According to District Building sources, Jarvis had planned to follow Dixon again, running for council chairman on a slate led by a Dixon mayoral candidacy. She confirms that she considered this. But Dixon decided to run to keep his current post, and has failed to endorse anyone for mayor. Sharon Dixon, meanwhile, is now Harris' campaign director.

"There were discussions about whether the chairman should run for mayor," said Jarvis. " . . . even when he decided not to run, many, many people encouraged me to run for his seat . . . now I need his support for my campaign for mayor. He doesn't understand the pressure that was on me to run against him . . . I could have put him out of his job. You know I've been supportive of him the entire time I've been on the council."

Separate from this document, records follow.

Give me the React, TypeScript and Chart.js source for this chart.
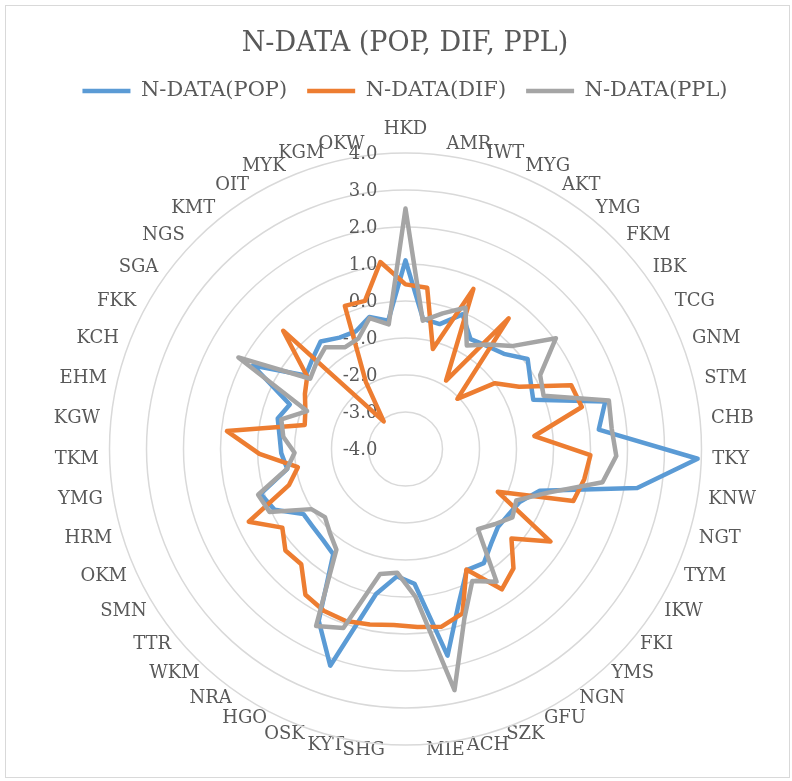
import { useEffect, useRef } from "react";
import { Chart, registerables } from "chart.js";

Chart.register(...registerables);

// Prefecture codes, clockwise from the top of the radar
const categories = [
  "HKD", "AMR", "IWT", "MYG", "AKT", "YMG", "FKM", "IBK", "TCG", "GNM",
  "STM", "CHB", "TKY", "KNW", "NGT", "TYM", "IKW", "FKI", "YMS", "NGN",
  "GFU", "SZK", "ACH", "MIE", "SHG", "KYT", "OSK", "HGO", "NRA", "WKM",
  "TTR", "SMN", "OKM", "HRM", "YMG", "TKM", "KGW", "EHM", "KCH", "FKK",
  "SGA", "NGS", "KMT", "OIT", "MYK", "KGM", "OKW",
];

const popValues = [
  1.1, -0.45, -0.5, -0.05, -0.55, -0.45, -0.3, 0.1, -0.15, -0.3,
  1.55, 1.25, 3.9, 2.35, -0.2, -0.6, -0.7, -0.73, -0.55, -0.26,
  -0.33, 0.4, 1.7, -0.35, -0.55, 0.0, 2.2, 1.2, -0.55, -0.68,
  -0.73, -0.73, -0.1, 0.1, -0.76, -0.64, -0.58, -0.45, -0.65, 0.7,
  -0.65, -0.5, -0.3, -0.5, -0.55, -0.3, -0.5,
];

const difValues = [
  0.45, 0.4, -1.2, 0.7, -1.85, 0.5, -2.05, -1.0, -0.5, 0.8,
  0.9, -0.5, 1.0, 0.9, 0.75, -1.25, 0.65, -0.25, 0.35, 0.6,
  -0.35, 0.7, 0.9, 0.82, 0.77, 0.84, 0.92, 0.9, 0.78, 0.2,
  0.25, -0.05, 0.67, -0.7, -1.05, -0.05, 0.85, -1.2, -1.1, -0.9,
  -0.7, 0.6, -3.05, -1.9, 0.2, 0.15, 1.1,
];

const pplValues = [
  2.5, -0.5, -0.2, 0.15, -0.75, -0.4, 0.0, 1.05, 0.15, 0.0,
  1.65, 1.6, 1.7, 1.4, 0.0, -0.7, -0.57, -0.85, -1.08, 0.35,
  0.0, 0.85, 2.65, 0.0, -0.65, -0.55, 1.12, 1.36, -0.7, -0.95,
  -1.15, -0.98, 0.05, 0.17, -0.75, -1.0, -0.68, -0.55, -1.15, 1.15,
  -0.8, -0.65, -0.5, -0.8, -0.75, -0.33, -0.6,
];

const seriesNames = ["N-DATA(POP)", "N-DATA(DIF)", "N-DATA(PPL)"];
const seriesColors = ["#5B9BD5", "#ED7D31", "#A5A5A5"];

const axisMin = -4;
const axisMax = 4;
const axisStep = 1;

// Page layout of the radar plot
const CANVAS_W = 792;
const CANVAS_H = 781;
const PLOT = { cx: 405.5, cy: 449, radius: 296, labelGap: 11 };
const TEXT = "#595959";
const SERIF = '"DejaVu Serif", serif';

// Put the radar at a fixed centre / radius and lay the category labels
// just outside the outer ring: side labels centred on their anchor,
// the label straight above the top spoke sitting on it.
function placeRadar(scale: any) {
  scale.xCenter = PLOT.cx;
  scale.yCenter = PLOT.cy;
  scale.drawingArea = PLOT.radius;
  const items = scale._pointLabelItems || [];
  items.forEach((item: any, i: number) => {
    const w = item.right - item.left;
    const h = item.bottom - item.top;
    const a = scale.getIndexAngle(i);
    const c = Math.cos(a);
    const p = scale.getPointPosition(i, PLOT.radius + PLOT.labelGap);
    let left: number;
    if (item.textAlign === "center") left = p.x - w / 2;
    else if (item.textAlign === "left") left = p.x;
    else left = p.x - w;
    let top: number;
    if (item.textAlign === "center" && c > 0) top = p.y - h - 2;
    else top = p.y + 5 * Math.min(c, 0) - h / 2;
    item.left = left;
    item.right = left + w;
    item.top = top;
    item.bottom = top + h;
    item.y = top;
    item.x =
      item.textAlign === "left" ? left : item.textAlign === "right" ? left + w : left + w / 2;
    item.visible = true;
  });
}

// Value-axis labels, right-aligned beside the vertical axis
const valueAxisLabels = {
  id: "valueAxisLabels",
  beforeDatasetsDraw(chart: any) {
    const scale = chart.scales.r;
    const ctx = chart.ctx;
    ctx.save();
    ctx.font = `18px ${SERIF}`;
    ctx.fillStyle = TEXT;
    ctx.textAlign = "right";
    ctx.textBaseline = "middle";
    scale.ticks.forEach((t: any) => {
      const d = scale.getDistanceFromCenterForValue(t.value);
      ctx.fillText(t.label, scale.xCenter - 28, scale.yCenter - d + 1);
    });
    ctx.restore();
  },
};

export default function App() {
  const canvasRef = useRef<HTMLCanvasElement | null>(null);

  useEffect(() => {
    if (!canvasRef.current) return;
    const values = [popValues, difValues, pplValues];
    const chart = new Chart(canvasRef.current, {
      type: "radar",
      data: {
        labels: categories,
        datasets: values.map((v, k) => ({
          label: seriesNames[k],
          data: v,
          borderColor: seriesColors[k],
          backgroundColor: seriesColors[k],
          borderWidth: 4.5,
          borderJoinStyle: "round" as const,
          pointRadius: 0,
          pointHoverRadius: 0,
          fill: false,
          tension: 0,
          // later series are drawn on top
          order: 3 - k,
        })),
      },
      options: {
        responsive: false,
        animation: false,
        devicePixelRatio: 1,
        layout: { padding: { left: 18, right: 0, top: 0, bottom: 0 } },
        plugins: {
          title: {
            display: true,
            text: "N-DATA (POP, DIF, PPL)",
            color: TEXT,
            font: { family: SERIF, size: 27, weight: "normal" },
            padding: { top: 28, bottom: 0 },
          },
          legend: {
            display: true,
            position: "top",
            labels: {
              usePointStyle: true,
              pointStyle: "line",
              pointStyleWidth: 48,
              boxHeight: 21,
              padding: 20,
              color: TEXT,
              font: { family: SERIF, size: 21 },
              sort: (a: any, b: any) => a.datasetIndex - b.datasetIndex,
            },
          },
          tooltip: { enabled: false },
        },
        scales: {
          r: {
            min: axisMin,
            max: axisMax,
            beginAtZero: false,
            afterFit: placeRadar,
            angleLines: { display: false },
            grid: { circular: true, color: "#d9d9d9", lineWidth: 1.5 },
            ticks: {
              display: false,
              stepSize: axisStep,
              callback: (v: any) => Number(v).toFixed(1),
            },
            pointLabels: {
              display: true,
              color: TEXT,
              padding: PLOT.labelGap,
              font: { family: SERIF, size: 18 },
            },
          },
        },
      },
      plugins: [valueAxisLabels],
    });
    return () => chart.destroy();
  }, []);

  return (
    <div style={{ position: "absolute", left: 0, top: 0, width: CANVAS_W, height: CANVAS_H, background: "#ffffff" }}>
      <div
        style={{
          position: "absolute",
          left: 5,
          top: 5,
          width: 783,
          height: 771,
          border: "1px solid #d9d9d9",
        }}
      />
      <canvas
        ref={canvasRef}
        width={CANVAS_W}
        height={CANVAS_H}
        style={{ position: "absolute", left: 0, top: 0, width: CANVAS_W, height: CANVAS_H }}
      />
    </div>
  );
}
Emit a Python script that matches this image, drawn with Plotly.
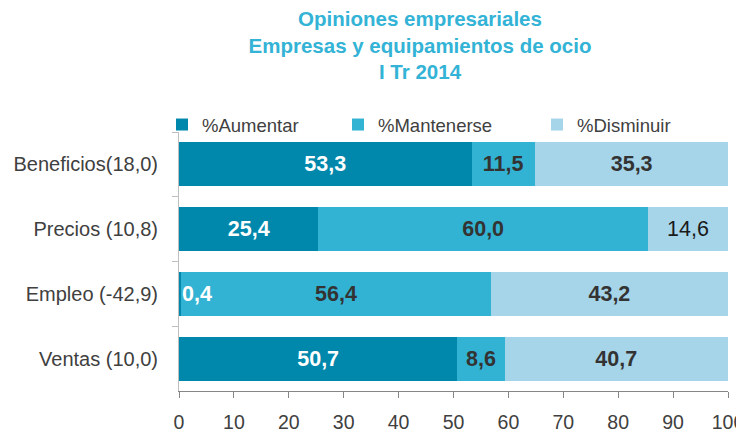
import plotly.graph_objects as go

categories = ["Beneficios(18,0)", "Precios (10,8)", "Empleo (-42,9)", "Ventas (10,0)"]
aumentar = [53.3, 25.4, 0.4, 50.7]
mantenerse = [11.5, 60.0, 56.4, 8.6]
disminuir = [35.3, 14.6, 43.2, 40.7]
series_names = ["%Aumentar", "%Mantenerse", "%Disminuir"]
x_ticks = [0, 10, 20, 30, 40, 50, 60, 70, 80, 90, 100]

colors = ["#0088AC", "#33B3D3", "#A6D4E9"]
text_colors = ["#FFFFFF", "#333333", "#333333"]
# label weight per point (the reference shows one label in regular weight)
bold_flags = [[True] * 4, [True] * 4, [True, False, True, True]]
legend_ids = ["legend", "legend2", "legend3"]
W, H = 736, 424  # page body has an 8px margin in the 744x432 window
legend_left_px = [154, 330, 529]
FONT = "Liberation Sans, Arial, sans-serif"


def fmt(v):
    return f"{v:.1f}".replace(".", ",")


fig = go.Figure()
for name, vals, col, tcol, lid, bolds in zip(series_names, [aumentar, mantenerse, disminuir],
                                             colors, text_colors, legend_ids, bold_flags):
    labels = []
    for v, b in zip(vals, bolds):
        if v < 3:
            labels.append("")
        elif b:
            labels.append("<b>" + fmt(v) + "</b>")
        else:
            labels.append("<span style='color:#1A1A1A'>" + fmt(v) + "</span>")
    fig.add_trace(go.Bar(
        y=categories, x=vals, name=name, orientation="h", legend=lid,
        marker=dict(color=col, line=dict(width=0)),
        text=labels,
        textposition="inside", insidetextanchor="middle",
        textfont=dict(family=FONT, size=21.5, color=tcol),
        texttemplate="%{text}",
        constraintext="none",
        hoverinfo="skip",
    ))

# small values that do not fit inside their bar: label at the start of the row
for cat, v in zip(categories, aumentar):
    if v < 3:
        fig.add_annotation(x=0, y=cat, xref="x", yref="y", xanchor="left", xshift=1,
                           text="<b>" + fmt(v) + "</b>",
                           showarrow=False, font=dict(family=FONT, size=21.5, color="#FFFFFF"))

legend_common = dict(orientation="h", yref="container", y=1 - 117/H, yanchor="middle",
                     xref="container", xanchor="left",
                     font=dict(family=FONT, size=18.5, color="#404040"),
                     itemclick=False, bgcolor="rgba(0,0,0,0)", borderwidth=0)

fig.update_layout(
    width=W, height=H,
    barmode="stack", bargap=0.32,
    plot_bgcolor="white", paper_bgcolor="white",
    margin=dict(l=171, r=16, t=123.5, b=40.5, autoexpand=False),
    font=dict(family=FONT, size=19, color="#404040"),
    title=dict(
        text="<b>Opiniones empresariales<br>Empresas y equipamientos de ocio<br>I Tr 2014</b>",
        x=412/W, xanchor="center", xref="container",
        y=1 - 18/H, yanchor="top", yref="container",
        font=dict(family=FONT, size=20.5, color="#33B3D6"),
    ),
    legend=dict(x=legend_left_px[0]/W, **legend_common),
    legend2=dict(x=legend_left_px[1]/W, **legend_common),
    legend3=dict(x=legend_left_px[2]/W, **legend_common),
    showlegend=True,
)
fig.update_xaxes(range=[0, 100], tickvals=x_ticks, showgrid=False, zeroline=False,
                 showline=True, linecolor="#868686", linewidth=1,
                 ticks="outside", ticklen=6, tickcolor="#868686", automargin=False,
                 ticklabelstandoff=8, ticklabeloverflow="allow",
                 tickfont=dict(family=FONT, size=19.5, color="#404040"), fixedrange=True)
fig.update_yaxes(autorange=False, range=[3.5, -0.5], categoryorder="array", categoryarray=categories,
                 showgrid=False, zeroline=False, showline=True, linecolor="#BFBFBF", linewidth=1,
                 ticks="outside", tickson="boundaries", ticklen=6, tickcolor="#BFBFBF",
                 automargin=False, ticklabelstandoff=16,
                 tickfont=dict(family=FONT, size=20, color="#404040"), fixedrange=True)

fig.write_html("out.html")
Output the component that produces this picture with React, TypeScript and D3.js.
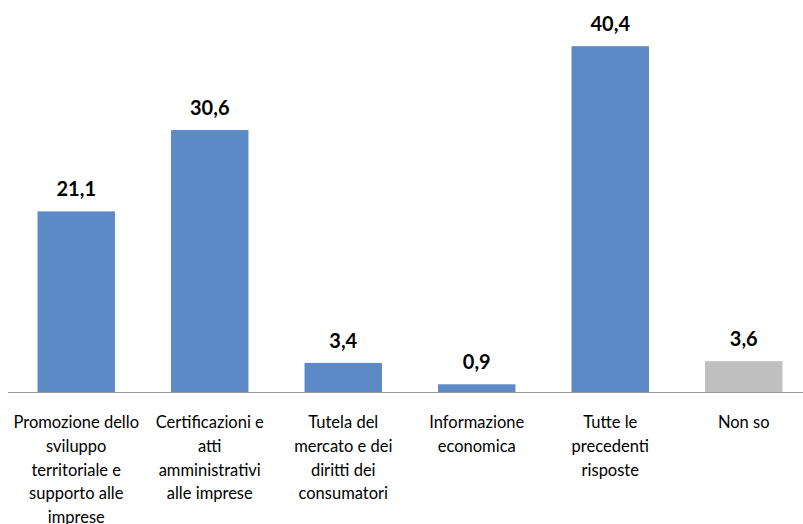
import React from "react";
import * as d3 from "d3";

const categories: string[][] = [
  ["Promozione dello", "sviluppo", "territoriale e", "supporto alle", "imprese"],
  ["Certificazioni e", "atti", "amministrativi", "alle imprese"],
  ["Tutela del", "mercato e dei", "diritti dei", "consumatori"],
  ["Informazione", "economica"],
  ["Tutte le", "precedenti", "risposte"],
  ["Non so"],
];
const values: number[] = [21.1, 30.6, 3.4, 0.9, 40.4, 3.6];
const labels: string[] = ["21,1", "30,6", "3,4", "0,9", "40,4", "3,6"];
const barColors: string[] = ["#5b8ac6", "#5b8ac6", "#5b8ac6", "#5b8ac6", "#5b8ac6", "#c0c0c0"];

export default function App() {
  const W = 803, H = 524;
  const baseY = 392;
  const x = d3.scaleBand<number>().domain(d3.range(values.length)).range([9.5, 810.5]).paddingInner(0.42).paddingOuter(0.21);
  const y = d3.scaleLinear().domain([0, 45]).range([baseY, baseY - 45 * 8.56]);
  const font = "Lato, 'Open Sans', sans-serif";
  return (
    <svg width={W} height={H} style={{ position: "absolute", left: 0, top: 0 }}>
      <rect width={W} height={H} fill="#fff" />
      {values.map((v, i) => (
        <rect key={i} x={x(i)} y={y(v)} width={x.bandwidth()} height={baseY - y(v)} fill={barColors[i]} />
      ))}
      <line x1={8} x2={W} y1={baseY + 0.5} y2={baseY + 0.5} stroke="#999" strokeWidth={1.2} />
      {values.map((v, i) => (
        <text key={"l" + i} x={x(i)! + x.bandwidth() / 2} y={y(v) - 15} textAnchor="middle" fontFamily={font} fontWeight="bold" fontSize={20} fill="#000">
          {labels[i]}
        </text>
      ))}
      {categories.map((lines, i) => (
        <text key={"c" + i} textAnchor="middle" fontFamily={font} fontSize={16.5} fill="#000">
          {lines.map((t, j) => (
            <tspan key={j} x={x(i)! + x.bandwidth() / 2} y={428 + j * 23.8}>{t}</tspan>
          ))}
        </text>
      ))}
    </svg>
  );
}
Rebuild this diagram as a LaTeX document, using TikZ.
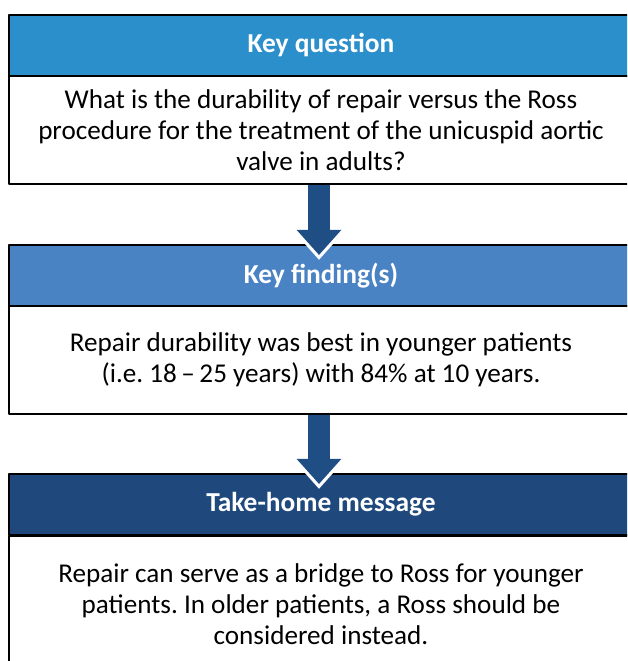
\documentclass[tikz,border=0pt]{standalone}
\usepackage{fontspec}
\setmainfont{Carlito}
\usetikzlibrary{arrows.meta}
\definecolor{qblue}{HTML}{2B8FCB}
\definecolor{fblue}{HTML}{4A83C4}
\definecolor{mblue}{HTML}{1F497D}
\definecolor{arrblue}{HTML}{1F4E85}
\frenchspacing
\begin{document}
\begin{tikzpicture}[x=0.025cm,y=-0.025cm, line join=round,
	head/.style={draw=black, line width=1.4pt, minimum width=624*0.025cm, minimum height=61*0.025cm, inner sep=0pt, text=white, font=\fontsize{19.5}{22}\selectfont\bfseries, anchor=north west},
	body/.style={draw=black, line width=1.4pt, minimum width=624*0.025cm, inner sep=0pt, align=center, font=\fontsize{19.3}{22}\selectfont, anchor=north west},
	bigarrow/.style={draw=arrblue, line width=15.6pt, -{Triangle[width=30.6pt, length=17.8pt]}},
	whitearrow/.style={draw=white, line width=15.6pt, -{Triangle[width=35pt, length=20.5pt]}}]
	\def\xl{8} \def\xm{319}
	\useasboundingbox (0,0) rectangle (627,661);
	\clip (0,0) rectangle (627,661);
	% question
	\node[head, fill=qblue] (qhead) at (\xl,14) {Key question};
	\node[body, minimum height=108*0.025cm] (qbody) at (\xl,75) {What is the durability of repair versus the Ross\\procedure for the treatment of the unicuspid aortic\\valve in adults?};
	% findings
	\node[head, fill=fblue] (fhead) at (\xl,244) {Key finding(s)};
	\node[body, minimum height=108*0.025cm] (fbody) at (\xl,305) {Repair durability was best in younger patients\\(i.e. 18\,–\,25 years) with 84\% at 10 years.};
	% message
	\node[head, fill=mblue] (mhead) at (\xl,473) {Take-home message};
	\node[body, minimum height=136*0.025cm] (mbody) at (\xl,535) {Repair can serve as a bridge to Ross for younger\\patients. In older patients, a Ross should be\\considered instead.};
	% arrows
	\coordinate (tip1) at (\xm,255);
	\coordinate (tip2) at (\xm,484);
	\draw[whitearrow] (qbody.south-|tip1) -- ([yshift=-3.5pt]tip1);
	\draw[bigarrow] (qbody.south-|tip1) -- (tip1);
	\draw[whitearrow] (fbody.south-|tip2) -- ([yshift=-3.5pt]tip2);
	\draw[bigarrow] (fbody.south-|tip2) -- (tip2);
\end{tikzpicture}
\end{document}
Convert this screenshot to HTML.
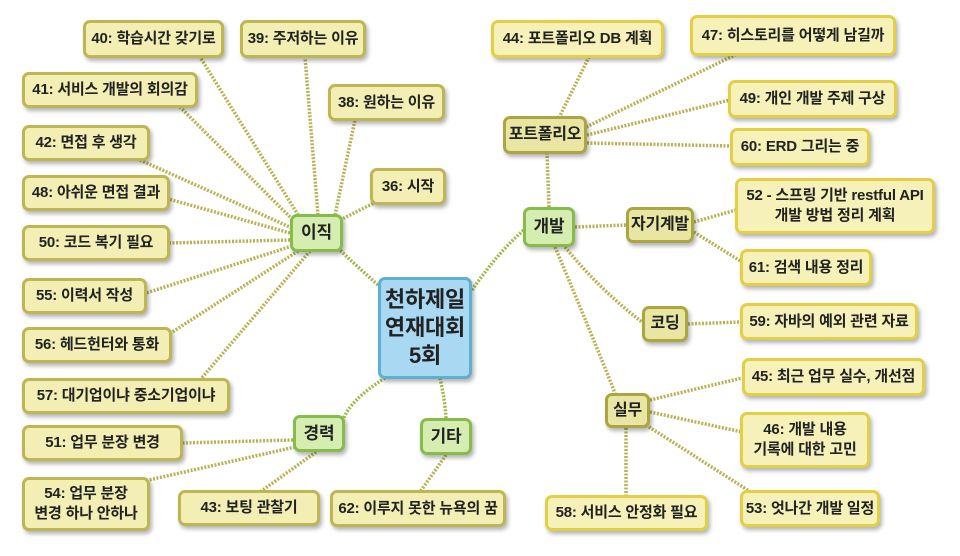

Dixon, who is in a three-way race with Ward 1 council member David Clarke and former council chairman Sterling Tucker, said he spoke to Jarvis when he decided not to run and told her she should not enter the mayor's race.

"I told her I didn't know why she should be in the race," Dixon said. "I don't see her having a chance to win it."

When Jarvis announced her candidacy for mayor she said she was a serious candidate and in the race to win--not running to get ready for four years from now. In front of the boarded-up Upshur Street Clinic, Jarvis said her campaign theme would be the need to improve the city's health care system; her campaign slogan, she said, would be that the "health of the city is in the health of its people."

Jarvis' campaign on the health issue and her general attacks on Barry for failing to monitor the performance of city programs have netted her good reaction in forums, but that applause has yet to translate into major support for Jarvis' campaign.

"You tell me who is going to vote for her because of problems with health care," said Barry. "It's no major issue for her to run on. I'm not saying it public health care in Washington couldn't be better, but it's a single-issue campaign."

Jarvis said she has widespread support across the city, but said she is working hardest to maintain her base in Ward 4, a generally middle-class, well educated, predominantly black area of the city. That constituency is thought to be attracted to Harris.

Even with naysayers in political circles shaking their heads at her candidacy, Jarvis has proven to be a warm, charismatic campaigner in forums, wearing colorful, pastel suits and easily joking with her audience--in sharp contrast to other candidates, who often seem defensive or nervous.

For instance, at a recent forum where all the candidates were seated behind a table, Jarvis was the first to stand up and walk around to the front to speak directly to the voters. "I'm not hiding," Jarvis said with a wide smile, "I'm going to come out here and talk to you." Her two teen-aged sons, who often accompany her to evening forums, applauded loudly at the comment.

When the question of controlling street drug traffic came up, Jarvis didn't answer with a drawn-out proposal and big statistics. She told the story of two teen-agers talking about going to Kennedy Street, a main strip in her ward, to buy "a nickle bag" of marijuana.

According to Jarvis, who said she heard the story from one of her sons, one teen-ager turned to the other and said, "No, man, you can't go up there to cop. Charlene took care of that." The story brought smiles, laughter and nods of approval from the crowd.

Jarvis would not say in an interview who her major constituencies are, explaining that she appeals to most groups. As for her lack of money, Jarvis said it has not hurt her campaign, although she said she needs about $200,000 more to finish the race.

Jarvis has raised about $28,000 and has about $14,000 left. Although she has raised the least money, Jarvis now has about as much money in hand as council member John Ray and more than council member Betty Ann Kane. Harris and Barry are by far the leaders in the amount of ready cash they have, as the campaign approaches the last three months.

"The other campaigns are promoting the idea that I'm going to drop out," said Jarvis. "I think both of them Harris and Barry are doing it. But I'm not going anywhere. I'm going to win."